Made 30 pounds of venison Polish sausage.Second  pic is when I first put them in the smoker. First pic is after reaching 155 degrees.


----------



## supervman (Sep 22, 2008)

THAT looks GREAT! 
V


----------



## waysideranch (Sep 22, 2008)

It doesn't get any better than that.


----------



## walking dude (Sep 22, 2008)

darn you bass..............looking GOOD...........

hoping for a grinder and a stuffer for christmas............*sigh*


----------



## mulepackin (Sep 22, 2008)

Great looking links. Hope they taste as good as they look.
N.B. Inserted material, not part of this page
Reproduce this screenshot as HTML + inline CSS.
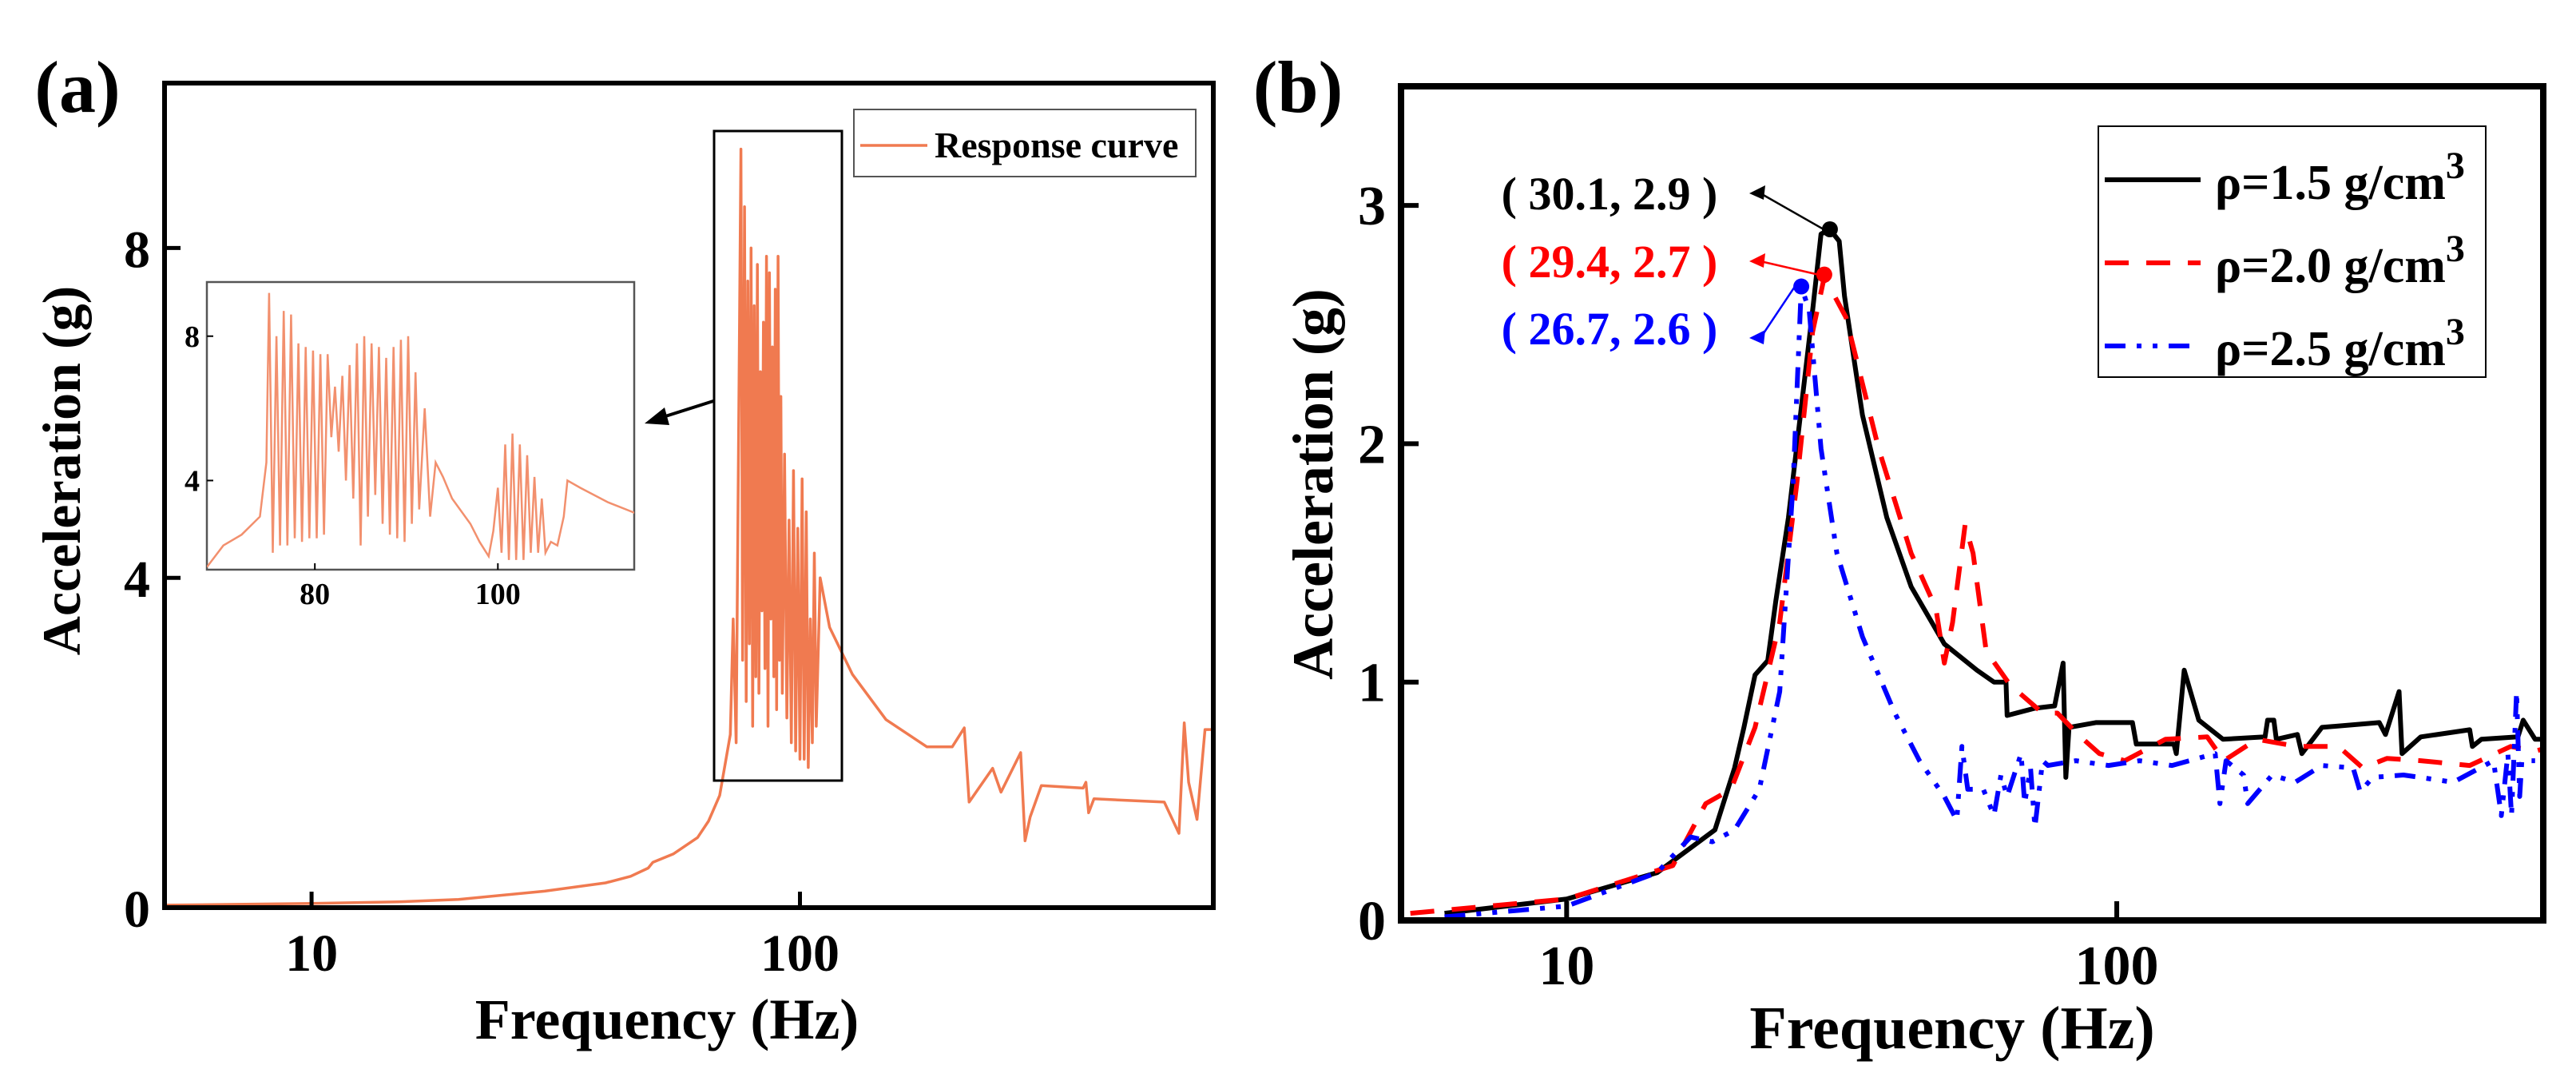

I'm bettin they will


----------



## pantherfan83 (Sep 23, 2008)

Great job Bassman


----------



## salmonclubber (Sep 23, 2008)

wow great looking sausage


----------



## 365buckin (Dec 15, 2014)

recipe or premixed blend?


----------



## elginplowboy (Dec 15, 2014)

Congrats, really nice looking sausages


----------



## dirtsailor2003 (Dec 15, 2014)

That's a awesome looking pile of sausage!!!


----------



## bassman (Dec 16, 2014)

365buckin said:


> recipe or premixed blend?


Boy, this got brought up from waaay back!  I'm thinking I used a recipe from Rytek Kutas' book and possibly added some of my own spice.  Hard to

remember from six years ago.


----------



## 365buckin (Dec 16, 2014)

Hahahaha, yeah its been a while.  I've been doing some digging in the wildgame section lately looking for new good ideas and recipes.  I have venison in the freezer from this deer season that is ready to meet and greet the smoker!!!!  Nice looking sausage.  I'm thinking about making a polish myself too.


----------



## smokermacdonald (Dec 16, 2014)

I'm glad this thread was re-ignited! I've ordered a LEM stuffer, and I just can't wait to start making some of my own sausage!! I just love good Hot Italian Sausage!

Beautiful looking sausage in the image above, well done!!


----------